REQUEST
Nothing outside the range is to be copied. From the entries below, reproduce exactly the lines starting at the one with "Reproduce this chart with matplotlib." and ending at the one with "from matplotlib.ticker import NullLocator", without pictures.

Entries with chart source code:

********************

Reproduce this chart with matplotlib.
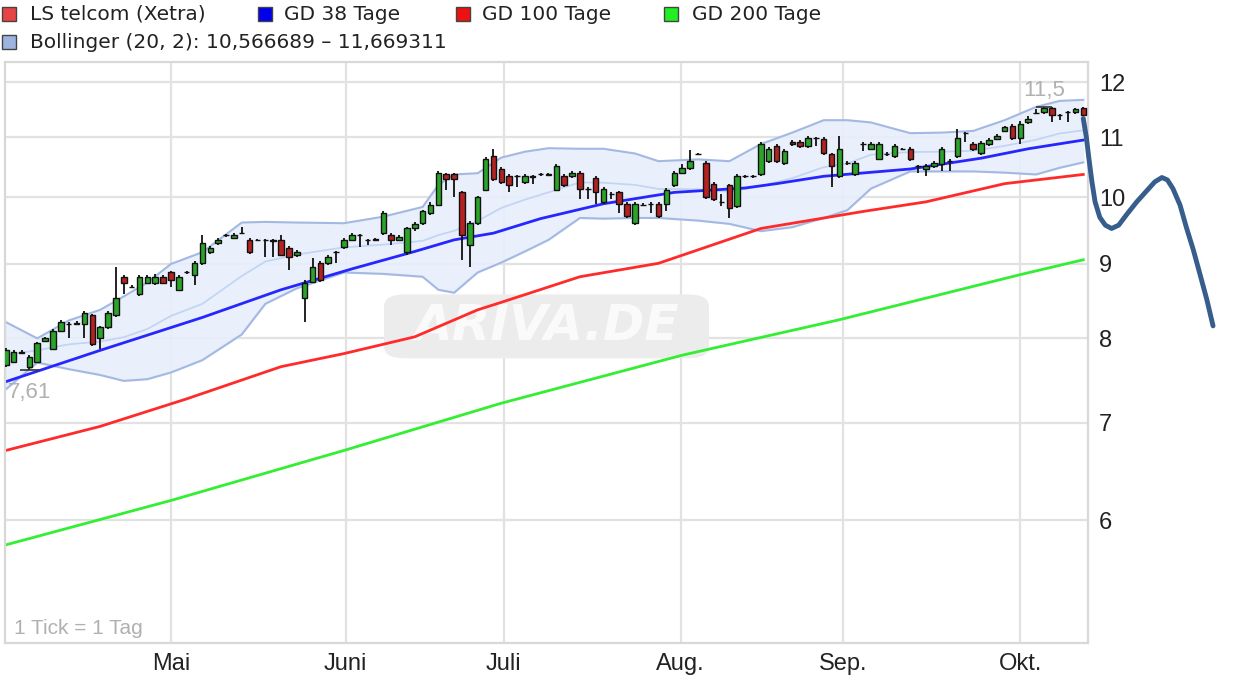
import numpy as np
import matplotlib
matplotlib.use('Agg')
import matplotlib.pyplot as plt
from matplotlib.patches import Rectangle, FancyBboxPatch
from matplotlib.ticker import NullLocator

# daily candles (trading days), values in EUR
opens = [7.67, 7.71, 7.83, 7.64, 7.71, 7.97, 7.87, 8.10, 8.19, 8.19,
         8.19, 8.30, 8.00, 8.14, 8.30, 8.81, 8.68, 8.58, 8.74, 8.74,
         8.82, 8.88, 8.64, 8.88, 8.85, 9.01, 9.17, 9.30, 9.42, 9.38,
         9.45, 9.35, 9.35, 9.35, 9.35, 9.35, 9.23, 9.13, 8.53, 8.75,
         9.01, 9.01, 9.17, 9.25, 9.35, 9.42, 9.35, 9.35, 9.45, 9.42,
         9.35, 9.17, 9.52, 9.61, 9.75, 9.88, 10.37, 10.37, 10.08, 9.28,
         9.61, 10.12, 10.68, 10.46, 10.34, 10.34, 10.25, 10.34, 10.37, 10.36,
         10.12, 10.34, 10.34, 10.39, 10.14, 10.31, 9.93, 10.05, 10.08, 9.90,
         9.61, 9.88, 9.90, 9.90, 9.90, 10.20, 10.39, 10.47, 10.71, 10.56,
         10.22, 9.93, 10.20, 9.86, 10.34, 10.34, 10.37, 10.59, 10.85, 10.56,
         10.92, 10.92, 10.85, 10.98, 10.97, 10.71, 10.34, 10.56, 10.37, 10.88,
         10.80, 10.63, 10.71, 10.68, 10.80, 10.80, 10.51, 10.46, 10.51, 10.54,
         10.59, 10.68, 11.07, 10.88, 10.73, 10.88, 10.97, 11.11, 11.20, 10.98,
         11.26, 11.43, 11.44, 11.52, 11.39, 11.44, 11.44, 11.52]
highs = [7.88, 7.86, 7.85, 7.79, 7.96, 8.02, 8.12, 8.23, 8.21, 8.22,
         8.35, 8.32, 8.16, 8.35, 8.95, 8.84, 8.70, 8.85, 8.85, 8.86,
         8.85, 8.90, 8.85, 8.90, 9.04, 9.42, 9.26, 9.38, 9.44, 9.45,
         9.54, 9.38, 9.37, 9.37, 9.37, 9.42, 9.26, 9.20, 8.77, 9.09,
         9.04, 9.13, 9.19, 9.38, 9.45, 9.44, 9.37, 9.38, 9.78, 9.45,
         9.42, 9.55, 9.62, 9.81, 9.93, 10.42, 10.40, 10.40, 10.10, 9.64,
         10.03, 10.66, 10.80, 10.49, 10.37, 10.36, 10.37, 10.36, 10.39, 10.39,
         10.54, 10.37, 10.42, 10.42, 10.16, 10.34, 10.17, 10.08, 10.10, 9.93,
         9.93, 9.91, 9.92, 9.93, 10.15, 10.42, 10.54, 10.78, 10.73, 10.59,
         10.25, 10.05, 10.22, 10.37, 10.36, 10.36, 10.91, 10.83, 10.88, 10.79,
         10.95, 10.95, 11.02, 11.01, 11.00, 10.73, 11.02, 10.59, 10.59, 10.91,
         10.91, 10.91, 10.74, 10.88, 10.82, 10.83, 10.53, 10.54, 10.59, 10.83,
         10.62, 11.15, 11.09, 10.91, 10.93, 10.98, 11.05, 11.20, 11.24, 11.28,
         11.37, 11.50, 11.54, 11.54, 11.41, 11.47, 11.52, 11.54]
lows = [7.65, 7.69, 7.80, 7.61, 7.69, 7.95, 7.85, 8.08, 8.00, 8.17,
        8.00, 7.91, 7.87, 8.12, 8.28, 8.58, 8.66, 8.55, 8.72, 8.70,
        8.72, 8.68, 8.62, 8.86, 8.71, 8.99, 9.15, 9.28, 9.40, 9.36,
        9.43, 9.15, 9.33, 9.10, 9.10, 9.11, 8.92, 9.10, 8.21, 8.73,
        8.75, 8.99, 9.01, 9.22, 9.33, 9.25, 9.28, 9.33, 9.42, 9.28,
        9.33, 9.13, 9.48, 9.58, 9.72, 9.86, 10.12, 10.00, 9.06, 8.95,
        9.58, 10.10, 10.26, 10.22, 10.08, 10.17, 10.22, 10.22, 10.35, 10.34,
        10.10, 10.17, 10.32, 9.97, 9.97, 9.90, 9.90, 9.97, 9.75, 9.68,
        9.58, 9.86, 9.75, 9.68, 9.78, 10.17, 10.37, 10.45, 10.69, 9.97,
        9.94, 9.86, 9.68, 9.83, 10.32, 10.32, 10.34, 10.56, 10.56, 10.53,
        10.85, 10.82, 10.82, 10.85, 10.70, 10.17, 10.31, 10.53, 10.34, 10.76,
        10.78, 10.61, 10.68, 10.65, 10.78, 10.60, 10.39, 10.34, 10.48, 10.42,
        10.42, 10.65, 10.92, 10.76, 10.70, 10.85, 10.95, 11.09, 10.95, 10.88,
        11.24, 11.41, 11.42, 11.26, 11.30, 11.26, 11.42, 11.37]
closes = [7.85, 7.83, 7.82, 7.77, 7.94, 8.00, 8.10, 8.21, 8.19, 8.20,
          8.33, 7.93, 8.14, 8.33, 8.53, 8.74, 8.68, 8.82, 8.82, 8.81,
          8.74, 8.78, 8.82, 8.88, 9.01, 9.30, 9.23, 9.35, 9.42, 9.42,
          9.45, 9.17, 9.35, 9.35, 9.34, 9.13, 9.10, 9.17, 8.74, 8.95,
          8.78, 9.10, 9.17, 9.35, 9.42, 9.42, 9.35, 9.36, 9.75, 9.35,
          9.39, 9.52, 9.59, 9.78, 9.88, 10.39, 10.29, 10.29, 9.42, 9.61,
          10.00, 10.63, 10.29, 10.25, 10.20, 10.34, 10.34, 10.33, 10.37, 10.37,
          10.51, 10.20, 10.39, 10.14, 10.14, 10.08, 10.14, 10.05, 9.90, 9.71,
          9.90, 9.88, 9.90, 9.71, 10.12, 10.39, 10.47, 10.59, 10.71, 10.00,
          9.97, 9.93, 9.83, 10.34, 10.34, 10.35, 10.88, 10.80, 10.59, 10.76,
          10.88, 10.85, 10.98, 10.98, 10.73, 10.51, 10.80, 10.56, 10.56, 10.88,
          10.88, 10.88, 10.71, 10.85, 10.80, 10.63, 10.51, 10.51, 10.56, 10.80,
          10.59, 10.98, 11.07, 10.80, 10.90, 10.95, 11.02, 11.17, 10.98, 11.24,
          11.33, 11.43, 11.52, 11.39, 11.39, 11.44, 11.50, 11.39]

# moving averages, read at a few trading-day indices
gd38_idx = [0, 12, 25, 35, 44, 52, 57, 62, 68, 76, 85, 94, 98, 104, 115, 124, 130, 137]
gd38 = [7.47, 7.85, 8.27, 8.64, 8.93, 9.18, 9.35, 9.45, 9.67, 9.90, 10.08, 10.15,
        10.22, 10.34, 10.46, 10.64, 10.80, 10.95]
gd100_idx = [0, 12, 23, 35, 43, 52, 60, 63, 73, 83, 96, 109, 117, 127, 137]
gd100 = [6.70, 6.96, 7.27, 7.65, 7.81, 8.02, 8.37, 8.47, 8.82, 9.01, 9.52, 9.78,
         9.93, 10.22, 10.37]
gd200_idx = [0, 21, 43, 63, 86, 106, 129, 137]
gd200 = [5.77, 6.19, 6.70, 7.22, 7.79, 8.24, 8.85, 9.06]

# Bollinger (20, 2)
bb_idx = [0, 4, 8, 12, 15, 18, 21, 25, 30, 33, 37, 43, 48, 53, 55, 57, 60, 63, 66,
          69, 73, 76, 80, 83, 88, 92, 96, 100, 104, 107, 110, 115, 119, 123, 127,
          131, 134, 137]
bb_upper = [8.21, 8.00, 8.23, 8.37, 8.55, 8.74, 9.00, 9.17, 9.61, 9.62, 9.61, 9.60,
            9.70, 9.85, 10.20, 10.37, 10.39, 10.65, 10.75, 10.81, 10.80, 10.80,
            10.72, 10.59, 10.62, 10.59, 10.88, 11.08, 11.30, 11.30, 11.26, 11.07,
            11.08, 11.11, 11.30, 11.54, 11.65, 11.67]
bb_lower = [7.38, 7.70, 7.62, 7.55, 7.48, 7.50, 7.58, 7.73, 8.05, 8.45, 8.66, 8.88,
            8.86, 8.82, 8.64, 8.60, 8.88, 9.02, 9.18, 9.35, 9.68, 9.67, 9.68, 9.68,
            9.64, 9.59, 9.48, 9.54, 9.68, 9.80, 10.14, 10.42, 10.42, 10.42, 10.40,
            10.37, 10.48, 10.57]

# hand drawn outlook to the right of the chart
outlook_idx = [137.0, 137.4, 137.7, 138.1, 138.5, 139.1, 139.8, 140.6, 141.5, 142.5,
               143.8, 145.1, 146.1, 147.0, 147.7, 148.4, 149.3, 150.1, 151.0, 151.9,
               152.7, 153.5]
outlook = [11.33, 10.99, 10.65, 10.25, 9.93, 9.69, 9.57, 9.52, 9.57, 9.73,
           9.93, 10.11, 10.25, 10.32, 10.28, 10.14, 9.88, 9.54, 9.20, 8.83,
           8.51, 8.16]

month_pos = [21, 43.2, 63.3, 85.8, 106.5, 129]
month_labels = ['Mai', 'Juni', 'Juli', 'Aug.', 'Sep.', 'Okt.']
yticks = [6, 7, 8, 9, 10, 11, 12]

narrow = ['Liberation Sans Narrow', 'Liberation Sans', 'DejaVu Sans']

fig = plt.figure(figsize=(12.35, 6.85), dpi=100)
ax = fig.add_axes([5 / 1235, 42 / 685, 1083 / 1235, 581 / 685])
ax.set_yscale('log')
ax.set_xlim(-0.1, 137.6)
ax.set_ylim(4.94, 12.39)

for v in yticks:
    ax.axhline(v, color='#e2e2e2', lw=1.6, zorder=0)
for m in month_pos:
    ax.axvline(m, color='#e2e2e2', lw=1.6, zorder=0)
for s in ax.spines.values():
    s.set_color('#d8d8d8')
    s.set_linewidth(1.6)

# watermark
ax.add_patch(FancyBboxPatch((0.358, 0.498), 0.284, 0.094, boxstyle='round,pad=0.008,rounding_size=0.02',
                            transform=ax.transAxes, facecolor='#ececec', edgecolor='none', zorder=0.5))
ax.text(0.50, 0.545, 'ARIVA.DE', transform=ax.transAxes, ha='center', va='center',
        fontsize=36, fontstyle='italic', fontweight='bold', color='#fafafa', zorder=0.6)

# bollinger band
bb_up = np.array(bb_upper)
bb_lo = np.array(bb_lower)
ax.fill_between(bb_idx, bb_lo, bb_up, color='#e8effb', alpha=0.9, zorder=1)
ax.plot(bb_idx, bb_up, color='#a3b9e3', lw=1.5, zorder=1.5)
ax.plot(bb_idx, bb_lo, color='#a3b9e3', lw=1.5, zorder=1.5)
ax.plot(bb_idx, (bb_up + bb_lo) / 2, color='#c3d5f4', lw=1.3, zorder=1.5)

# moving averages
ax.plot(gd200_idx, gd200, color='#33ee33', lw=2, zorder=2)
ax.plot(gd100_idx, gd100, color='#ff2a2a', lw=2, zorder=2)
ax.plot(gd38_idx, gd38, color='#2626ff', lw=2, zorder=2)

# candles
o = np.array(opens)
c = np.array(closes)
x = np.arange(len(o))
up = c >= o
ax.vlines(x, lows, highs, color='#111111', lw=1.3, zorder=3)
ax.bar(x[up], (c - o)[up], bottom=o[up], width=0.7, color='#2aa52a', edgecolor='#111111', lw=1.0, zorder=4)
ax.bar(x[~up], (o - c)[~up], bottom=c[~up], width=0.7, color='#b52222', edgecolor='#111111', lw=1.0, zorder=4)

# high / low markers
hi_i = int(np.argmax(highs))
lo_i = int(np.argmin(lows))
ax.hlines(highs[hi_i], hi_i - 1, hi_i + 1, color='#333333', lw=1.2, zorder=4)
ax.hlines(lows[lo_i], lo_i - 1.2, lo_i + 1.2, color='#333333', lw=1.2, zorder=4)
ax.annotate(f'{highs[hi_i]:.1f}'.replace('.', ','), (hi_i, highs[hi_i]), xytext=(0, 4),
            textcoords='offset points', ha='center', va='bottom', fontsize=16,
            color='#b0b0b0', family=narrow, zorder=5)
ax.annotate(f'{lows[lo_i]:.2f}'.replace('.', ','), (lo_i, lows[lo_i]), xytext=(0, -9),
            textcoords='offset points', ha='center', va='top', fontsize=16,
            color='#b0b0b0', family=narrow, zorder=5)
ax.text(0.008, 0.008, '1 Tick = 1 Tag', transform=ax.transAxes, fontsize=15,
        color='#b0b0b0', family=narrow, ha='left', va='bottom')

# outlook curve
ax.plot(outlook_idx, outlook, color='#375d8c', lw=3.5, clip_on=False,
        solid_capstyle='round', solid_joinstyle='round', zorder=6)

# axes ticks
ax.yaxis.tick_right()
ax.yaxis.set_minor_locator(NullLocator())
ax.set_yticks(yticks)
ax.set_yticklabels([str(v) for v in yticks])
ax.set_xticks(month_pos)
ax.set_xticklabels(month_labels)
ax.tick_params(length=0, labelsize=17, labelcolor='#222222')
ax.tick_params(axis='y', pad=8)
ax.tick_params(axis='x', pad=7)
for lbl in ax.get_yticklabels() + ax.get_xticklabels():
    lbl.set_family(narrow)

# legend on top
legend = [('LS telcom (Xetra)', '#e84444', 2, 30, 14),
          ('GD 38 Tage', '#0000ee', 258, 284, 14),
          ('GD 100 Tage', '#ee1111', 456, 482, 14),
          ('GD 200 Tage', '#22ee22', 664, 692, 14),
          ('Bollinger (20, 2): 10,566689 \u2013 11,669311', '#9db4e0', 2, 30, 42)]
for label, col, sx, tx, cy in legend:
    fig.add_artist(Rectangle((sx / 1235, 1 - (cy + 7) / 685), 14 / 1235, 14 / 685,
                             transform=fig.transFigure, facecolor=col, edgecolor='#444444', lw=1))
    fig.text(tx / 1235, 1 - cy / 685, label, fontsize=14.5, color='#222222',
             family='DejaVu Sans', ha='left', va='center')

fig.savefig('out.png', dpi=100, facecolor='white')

********************

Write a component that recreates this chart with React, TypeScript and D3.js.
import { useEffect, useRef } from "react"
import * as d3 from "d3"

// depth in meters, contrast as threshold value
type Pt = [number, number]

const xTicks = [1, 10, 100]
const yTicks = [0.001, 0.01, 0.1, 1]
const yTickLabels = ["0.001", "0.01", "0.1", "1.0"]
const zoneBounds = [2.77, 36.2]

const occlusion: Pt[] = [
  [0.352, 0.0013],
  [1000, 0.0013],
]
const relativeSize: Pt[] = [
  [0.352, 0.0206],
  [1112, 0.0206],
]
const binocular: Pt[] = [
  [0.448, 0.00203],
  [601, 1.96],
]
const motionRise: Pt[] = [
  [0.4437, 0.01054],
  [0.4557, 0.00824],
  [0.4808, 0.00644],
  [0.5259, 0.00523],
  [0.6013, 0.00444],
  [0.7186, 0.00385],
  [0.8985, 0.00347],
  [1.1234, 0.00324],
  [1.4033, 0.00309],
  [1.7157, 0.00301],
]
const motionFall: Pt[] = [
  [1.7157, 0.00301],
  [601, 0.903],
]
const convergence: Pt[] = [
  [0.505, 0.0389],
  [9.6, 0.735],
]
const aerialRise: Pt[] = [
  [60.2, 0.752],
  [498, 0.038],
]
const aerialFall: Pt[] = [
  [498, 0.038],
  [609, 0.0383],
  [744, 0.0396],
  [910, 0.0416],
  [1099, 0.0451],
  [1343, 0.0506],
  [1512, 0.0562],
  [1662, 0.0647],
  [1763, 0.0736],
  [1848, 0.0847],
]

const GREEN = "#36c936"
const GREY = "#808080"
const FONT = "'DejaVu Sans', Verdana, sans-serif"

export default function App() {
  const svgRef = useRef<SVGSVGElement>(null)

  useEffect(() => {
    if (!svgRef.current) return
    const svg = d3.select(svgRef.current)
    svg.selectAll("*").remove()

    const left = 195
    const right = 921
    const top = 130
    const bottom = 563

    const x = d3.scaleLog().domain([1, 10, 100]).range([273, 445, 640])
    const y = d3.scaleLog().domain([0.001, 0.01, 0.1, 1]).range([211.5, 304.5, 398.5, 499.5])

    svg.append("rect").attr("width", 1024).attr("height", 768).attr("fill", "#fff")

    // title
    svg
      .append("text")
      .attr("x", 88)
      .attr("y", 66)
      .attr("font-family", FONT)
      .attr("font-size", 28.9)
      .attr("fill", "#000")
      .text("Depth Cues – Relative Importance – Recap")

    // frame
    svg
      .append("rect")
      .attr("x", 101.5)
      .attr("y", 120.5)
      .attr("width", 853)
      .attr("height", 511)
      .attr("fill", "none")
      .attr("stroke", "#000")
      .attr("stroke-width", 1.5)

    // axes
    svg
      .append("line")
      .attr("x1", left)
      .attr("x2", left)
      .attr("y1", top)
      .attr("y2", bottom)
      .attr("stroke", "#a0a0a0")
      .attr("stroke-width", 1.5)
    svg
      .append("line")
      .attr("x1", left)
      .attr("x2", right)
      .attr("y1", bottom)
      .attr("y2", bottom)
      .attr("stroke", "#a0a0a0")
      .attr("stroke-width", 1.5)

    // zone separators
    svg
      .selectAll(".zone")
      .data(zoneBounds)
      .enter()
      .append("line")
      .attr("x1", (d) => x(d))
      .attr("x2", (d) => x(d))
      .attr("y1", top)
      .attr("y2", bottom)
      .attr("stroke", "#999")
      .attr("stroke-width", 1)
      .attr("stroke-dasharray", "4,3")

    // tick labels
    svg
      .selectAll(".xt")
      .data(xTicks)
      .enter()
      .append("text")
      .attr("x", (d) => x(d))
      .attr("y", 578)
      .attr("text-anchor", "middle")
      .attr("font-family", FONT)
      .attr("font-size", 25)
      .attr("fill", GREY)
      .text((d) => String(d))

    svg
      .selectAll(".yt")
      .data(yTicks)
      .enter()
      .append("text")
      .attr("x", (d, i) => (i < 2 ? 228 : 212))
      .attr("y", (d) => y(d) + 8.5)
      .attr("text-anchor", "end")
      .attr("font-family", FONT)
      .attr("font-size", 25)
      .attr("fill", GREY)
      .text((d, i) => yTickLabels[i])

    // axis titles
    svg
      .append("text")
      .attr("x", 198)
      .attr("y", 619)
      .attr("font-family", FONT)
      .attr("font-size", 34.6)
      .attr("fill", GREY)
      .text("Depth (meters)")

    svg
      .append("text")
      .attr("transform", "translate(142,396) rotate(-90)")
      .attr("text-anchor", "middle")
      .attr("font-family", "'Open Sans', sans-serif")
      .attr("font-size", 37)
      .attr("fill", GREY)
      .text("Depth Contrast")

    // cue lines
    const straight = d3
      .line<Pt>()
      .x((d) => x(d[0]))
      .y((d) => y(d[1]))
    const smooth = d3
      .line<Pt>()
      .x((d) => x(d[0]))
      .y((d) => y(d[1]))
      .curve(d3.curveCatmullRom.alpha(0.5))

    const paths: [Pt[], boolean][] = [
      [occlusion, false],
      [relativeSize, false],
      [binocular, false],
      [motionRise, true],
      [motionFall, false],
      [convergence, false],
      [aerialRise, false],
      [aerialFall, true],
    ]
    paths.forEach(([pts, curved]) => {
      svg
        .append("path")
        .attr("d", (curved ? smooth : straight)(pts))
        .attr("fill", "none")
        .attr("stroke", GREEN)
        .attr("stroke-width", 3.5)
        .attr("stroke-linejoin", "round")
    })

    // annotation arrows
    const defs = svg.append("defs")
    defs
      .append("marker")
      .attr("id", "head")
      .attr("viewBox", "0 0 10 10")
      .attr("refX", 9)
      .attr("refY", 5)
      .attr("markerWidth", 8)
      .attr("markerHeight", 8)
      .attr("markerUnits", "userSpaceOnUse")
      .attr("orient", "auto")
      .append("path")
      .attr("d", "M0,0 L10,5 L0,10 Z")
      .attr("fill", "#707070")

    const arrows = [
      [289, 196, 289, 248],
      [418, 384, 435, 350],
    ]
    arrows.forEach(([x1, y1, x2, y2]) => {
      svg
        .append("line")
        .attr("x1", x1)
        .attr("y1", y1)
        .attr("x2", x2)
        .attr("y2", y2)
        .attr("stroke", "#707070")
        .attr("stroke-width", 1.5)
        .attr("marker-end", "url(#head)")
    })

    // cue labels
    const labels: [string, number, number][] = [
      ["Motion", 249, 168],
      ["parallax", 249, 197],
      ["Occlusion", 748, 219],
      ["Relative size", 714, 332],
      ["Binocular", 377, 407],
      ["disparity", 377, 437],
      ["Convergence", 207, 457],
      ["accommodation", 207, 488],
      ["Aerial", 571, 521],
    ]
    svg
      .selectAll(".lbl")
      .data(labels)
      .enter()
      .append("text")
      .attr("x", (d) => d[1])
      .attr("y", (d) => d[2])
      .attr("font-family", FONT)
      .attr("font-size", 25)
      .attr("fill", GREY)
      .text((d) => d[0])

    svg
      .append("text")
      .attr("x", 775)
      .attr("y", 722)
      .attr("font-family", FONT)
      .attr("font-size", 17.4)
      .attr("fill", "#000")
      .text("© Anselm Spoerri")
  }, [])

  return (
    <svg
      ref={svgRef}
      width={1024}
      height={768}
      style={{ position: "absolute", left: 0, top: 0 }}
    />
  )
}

********************

ANSWER BELOW
Reproduce this chart with matplotlib.
import numpy as np
import matplotlib
matplotlib.use('Agg')
import matplotlib.pyplot as plt
from matplotlib.patches import Rectangle, FancyBboxPatch
from matplotlib.ticker import NullLocator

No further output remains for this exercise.